In my view, the formal solution ``P vs NP'' is found in the narrow sense.
http://thescipub.com/pdf/10.3844/jcssp.2012.1036.1040
Also see http://www.bapress.ca/ccc/ccc2013-1/2_13051501_Paper_Plotnikov.pdf
I don't think so. Whatever clever paper you may have written, the current millennium has just started...
I could not find any proper proof of your claims in your paper. How can a paper without any proper proofs, prove anything? Your "proofs" contains undefined terms including terms like "one cycle of the machine", "we believe", "problems without foresight" and "some intermediate results". It looks as the journal has published the paper without proper review.

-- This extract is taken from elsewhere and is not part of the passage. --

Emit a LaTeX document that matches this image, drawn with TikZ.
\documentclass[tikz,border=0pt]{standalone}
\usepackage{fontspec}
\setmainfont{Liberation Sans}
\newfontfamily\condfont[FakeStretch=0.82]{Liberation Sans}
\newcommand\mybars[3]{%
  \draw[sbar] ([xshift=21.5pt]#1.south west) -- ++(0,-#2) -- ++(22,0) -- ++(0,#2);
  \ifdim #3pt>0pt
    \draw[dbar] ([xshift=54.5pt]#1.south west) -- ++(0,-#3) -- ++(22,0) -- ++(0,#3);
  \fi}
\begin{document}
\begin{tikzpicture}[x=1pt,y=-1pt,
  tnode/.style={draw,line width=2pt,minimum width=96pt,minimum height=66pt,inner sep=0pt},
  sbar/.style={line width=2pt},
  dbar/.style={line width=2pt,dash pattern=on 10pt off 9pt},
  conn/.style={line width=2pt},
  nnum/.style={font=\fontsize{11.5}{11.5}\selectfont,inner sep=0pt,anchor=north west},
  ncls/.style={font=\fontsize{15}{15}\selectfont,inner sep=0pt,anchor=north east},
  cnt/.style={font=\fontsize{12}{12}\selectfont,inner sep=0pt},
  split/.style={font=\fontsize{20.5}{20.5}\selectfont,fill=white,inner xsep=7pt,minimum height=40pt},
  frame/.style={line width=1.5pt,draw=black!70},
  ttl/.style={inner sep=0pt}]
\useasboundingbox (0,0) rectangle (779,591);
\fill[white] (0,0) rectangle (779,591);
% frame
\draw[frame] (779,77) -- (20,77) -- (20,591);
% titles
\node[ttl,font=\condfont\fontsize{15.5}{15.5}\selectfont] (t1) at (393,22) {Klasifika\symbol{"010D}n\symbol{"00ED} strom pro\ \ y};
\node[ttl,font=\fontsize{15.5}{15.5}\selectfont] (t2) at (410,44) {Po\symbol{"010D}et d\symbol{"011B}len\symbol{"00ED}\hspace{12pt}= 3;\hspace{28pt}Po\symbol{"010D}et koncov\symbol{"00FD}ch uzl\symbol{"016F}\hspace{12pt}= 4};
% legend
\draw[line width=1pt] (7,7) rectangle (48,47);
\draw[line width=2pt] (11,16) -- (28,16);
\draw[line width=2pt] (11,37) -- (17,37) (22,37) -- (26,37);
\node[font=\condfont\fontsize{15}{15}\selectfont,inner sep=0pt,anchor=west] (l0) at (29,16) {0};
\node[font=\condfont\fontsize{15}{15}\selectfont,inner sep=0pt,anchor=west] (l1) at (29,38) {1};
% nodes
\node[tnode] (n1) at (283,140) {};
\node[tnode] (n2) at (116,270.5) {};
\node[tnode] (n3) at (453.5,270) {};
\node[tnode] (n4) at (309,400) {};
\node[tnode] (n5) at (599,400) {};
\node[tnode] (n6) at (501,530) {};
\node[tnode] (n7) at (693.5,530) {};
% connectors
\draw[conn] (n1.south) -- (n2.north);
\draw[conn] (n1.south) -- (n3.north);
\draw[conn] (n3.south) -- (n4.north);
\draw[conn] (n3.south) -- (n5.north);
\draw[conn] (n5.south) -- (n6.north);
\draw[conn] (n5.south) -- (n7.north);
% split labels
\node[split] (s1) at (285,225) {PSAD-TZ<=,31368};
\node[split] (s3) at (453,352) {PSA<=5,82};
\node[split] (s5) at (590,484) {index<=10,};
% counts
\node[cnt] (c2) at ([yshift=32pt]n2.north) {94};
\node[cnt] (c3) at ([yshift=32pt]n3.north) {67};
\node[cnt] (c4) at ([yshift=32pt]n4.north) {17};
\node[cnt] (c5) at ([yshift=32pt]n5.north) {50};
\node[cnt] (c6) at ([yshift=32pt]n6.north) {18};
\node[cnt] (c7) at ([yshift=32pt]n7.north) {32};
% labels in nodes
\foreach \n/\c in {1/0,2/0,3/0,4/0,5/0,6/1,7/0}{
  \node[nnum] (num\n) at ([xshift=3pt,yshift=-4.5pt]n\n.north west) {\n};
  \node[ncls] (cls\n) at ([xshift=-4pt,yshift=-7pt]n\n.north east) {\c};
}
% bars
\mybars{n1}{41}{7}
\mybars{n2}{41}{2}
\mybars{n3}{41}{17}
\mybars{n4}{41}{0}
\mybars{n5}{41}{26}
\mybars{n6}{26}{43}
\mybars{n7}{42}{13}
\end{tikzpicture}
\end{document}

There is a connected article in http://www.bapress.ca/ccc/ccc2013-1/2_13051501_Paper_Plotnikov.pdf
Dear Dr. Riis,
Do you not like my terminology? Can you write something essentially. Sincerely, AP.
Dr. Plotnikov,
I do not have much experience in theory, so I apologize in advance if my question comes out as naiive. In your opinion, what would be the practical implications of finding such proof? Finding such proof would not make NP problems any easier to solve.
Mr. Garcia,
The first important practical consequence of the results - a statement of the existence of one-way functions, which is of some importance in cryptology. It is indicated the direction of constructing such functions. The second consequence allows developers of the algorithms exclude attempts to seek polynomial-time algorithms for problems outside of the class UF.
You are writing: "We see that such practical
important problems as the Hamiltonian cycle
problem (in the current formulation) cannot
be solved effectively."
The common notion is: we don't know whether
there is a fast characterization of graphs,
whether they contain a Hamiltonian cycle.

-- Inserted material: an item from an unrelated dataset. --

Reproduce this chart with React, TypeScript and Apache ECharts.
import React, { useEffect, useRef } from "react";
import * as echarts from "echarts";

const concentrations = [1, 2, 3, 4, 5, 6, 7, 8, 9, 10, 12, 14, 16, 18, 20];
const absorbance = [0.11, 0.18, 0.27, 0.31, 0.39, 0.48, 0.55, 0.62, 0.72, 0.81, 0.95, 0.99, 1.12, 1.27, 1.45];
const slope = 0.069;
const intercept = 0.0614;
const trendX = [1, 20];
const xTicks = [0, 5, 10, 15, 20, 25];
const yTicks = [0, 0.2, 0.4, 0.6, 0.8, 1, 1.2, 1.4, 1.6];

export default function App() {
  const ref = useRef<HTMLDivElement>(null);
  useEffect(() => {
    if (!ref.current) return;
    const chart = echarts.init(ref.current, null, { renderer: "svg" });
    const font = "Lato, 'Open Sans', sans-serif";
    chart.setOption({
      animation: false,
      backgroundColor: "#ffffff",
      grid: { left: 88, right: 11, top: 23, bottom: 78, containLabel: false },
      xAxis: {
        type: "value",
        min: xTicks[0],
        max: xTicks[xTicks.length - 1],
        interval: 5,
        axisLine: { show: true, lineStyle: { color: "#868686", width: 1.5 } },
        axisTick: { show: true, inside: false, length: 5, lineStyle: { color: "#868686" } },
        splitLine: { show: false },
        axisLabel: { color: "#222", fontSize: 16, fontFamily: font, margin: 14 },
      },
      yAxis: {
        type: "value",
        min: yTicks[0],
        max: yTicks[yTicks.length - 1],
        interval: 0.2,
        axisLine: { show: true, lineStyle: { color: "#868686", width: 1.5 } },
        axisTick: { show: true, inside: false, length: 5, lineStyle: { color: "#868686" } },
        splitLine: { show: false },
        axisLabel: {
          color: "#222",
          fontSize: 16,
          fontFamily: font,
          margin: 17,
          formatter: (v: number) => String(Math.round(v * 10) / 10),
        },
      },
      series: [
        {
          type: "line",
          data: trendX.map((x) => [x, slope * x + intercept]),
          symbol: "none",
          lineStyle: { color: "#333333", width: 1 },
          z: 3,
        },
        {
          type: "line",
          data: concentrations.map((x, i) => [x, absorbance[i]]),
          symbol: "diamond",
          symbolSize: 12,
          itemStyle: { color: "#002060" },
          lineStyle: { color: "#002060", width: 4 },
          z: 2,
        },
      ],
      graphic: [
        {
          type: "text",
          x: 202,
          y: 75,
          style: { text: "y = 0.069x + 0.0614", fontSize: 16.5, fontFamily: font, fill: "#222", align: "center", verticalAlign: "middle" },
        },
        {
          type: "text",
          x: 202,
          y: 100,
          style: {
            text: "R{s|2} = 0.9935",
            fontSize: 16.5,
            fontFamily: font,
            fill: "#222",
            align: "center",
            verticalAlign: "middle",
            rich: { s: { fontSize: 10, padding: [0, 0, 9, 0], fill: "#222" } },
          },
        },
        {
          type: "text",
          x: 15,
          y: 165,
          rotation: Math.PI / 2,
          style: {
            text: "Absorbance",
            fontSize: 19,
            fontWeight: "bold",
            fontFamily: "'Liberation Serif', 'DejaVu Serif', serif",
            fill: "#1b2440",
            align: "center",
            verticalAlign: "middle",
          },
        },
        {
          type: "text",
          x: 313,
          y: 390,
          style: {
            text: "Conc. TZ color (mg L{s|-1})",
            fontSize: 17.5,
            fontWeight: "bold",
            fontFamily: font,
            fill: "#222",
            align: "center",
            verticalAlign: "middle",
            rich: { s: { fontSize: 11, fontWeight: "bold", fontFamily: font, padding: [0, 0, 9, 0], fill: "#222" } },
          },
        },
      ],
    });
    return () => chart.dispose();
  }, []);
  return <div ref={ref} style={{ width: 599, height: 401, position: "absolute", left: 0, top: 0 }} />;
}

Maybe there is a wise hermit in a Tibetan cave
who has found a way to find detected them
in PTIME, but we don't know.
Regards,
Joachim
Dear Dr. Breuer,
As mathematician to mathematician, I shall help you to understand my definition correctly.
> The same paragraph has hopelessly confused English "Let a problem Z, belonging to the class NP, is given to a hereditary system. ", which means nothing in English.
Let R={1,2,3,4} and Q={\oslash, {1},{2},{3},{4},{1,2},{1,3},{2,3}, {3,4},{1,2,3}}. Then (R,Q) is a hereditary system (or a system independence). For example, if {2,3}\in Q and {3}\subset {2,3} then {3}\in Q. I think, definition of hereditary system is given in the paper correctly. This notion can introduce into English language. :)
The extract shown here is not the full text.